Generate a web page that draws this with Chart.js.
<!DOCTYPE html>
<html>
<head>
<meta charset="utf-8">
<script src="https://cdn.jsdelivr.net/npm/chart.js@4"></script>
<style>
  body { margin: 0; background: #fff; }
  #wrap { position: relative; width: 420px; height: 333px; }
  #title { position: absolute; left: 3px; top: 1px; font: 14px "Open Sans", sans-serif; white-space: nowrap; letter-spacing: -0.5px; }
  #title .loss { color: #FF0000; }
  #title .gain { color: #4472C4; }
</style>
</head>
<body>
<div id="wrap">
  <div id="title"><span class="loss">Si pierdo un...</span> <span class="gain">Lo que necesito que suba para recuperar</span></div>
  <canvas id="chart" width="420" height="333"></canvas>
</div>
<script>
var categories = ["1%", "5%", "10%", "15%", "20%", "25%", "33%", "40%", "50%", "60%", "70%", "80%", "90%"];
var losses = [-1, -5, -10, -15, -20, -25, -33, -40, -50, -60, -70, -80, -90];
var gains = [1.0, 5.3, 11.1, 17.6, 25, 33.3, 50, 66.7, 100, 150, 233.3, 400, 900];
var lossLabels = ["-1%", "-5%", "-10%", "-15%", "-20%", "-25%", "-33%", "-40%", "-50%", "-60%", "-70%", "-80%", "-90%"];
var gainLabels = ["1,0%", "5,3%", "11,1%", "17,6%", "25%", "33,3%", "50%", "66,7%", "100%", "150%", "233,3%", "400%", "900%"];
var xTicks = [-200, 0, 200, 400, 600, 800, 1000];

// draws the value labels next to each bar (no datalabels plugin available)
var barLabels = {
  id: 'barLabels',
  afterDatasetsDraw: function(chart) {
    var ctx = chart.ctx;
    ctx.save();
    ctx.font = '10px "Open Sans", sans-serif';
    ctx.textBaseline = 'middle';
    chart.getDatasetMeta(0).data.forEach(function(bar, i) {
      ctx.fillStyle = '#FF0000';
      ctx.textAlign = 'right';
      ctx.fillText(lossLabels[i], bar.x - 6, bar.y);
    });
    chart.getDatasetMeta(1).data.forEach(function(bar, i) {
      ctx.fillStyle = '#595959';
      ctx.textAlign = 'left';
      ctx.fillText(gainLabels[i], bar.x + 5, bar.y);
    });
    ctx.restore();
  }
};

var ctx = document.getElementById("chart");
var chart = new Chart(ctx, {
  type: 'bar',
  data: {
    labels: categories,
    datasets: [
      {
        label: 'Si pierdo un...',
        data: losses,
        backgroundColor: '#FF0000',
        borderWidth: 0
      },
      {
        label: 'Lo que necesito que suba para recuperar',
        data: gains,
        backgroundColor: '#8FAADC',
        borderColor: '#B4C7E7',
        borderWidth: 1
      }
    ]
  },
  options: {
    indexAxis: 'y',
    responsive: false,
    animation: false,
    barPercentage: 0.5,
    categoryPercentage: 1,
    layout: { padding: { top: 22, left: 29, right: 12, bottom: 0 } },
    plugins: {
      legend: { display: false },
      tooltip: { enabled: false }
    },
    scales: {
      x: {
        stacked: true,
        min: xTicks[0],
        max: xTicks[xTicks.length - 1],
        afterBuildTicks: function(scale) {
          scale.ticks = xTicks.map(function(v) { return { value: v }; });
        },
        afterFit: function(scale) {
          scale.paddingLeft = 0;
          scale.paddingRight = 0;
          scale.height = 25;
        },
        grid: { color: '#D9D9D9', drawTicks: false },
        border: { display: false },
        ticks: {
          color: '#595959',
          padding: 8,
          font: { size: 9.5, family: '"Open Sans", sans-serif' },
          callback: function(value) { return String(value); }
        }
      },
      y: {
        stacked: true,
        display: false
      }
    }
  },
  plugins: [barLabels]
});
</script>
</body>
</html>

■ ■ ■ ■ ■

Stated problem:
Copy whichever lines in the listing above contain the word "draws".

Finished answer:
Generate a web page that draws this with Chart.js.
// draws the value labels next to each bar (no datalabels plugin available)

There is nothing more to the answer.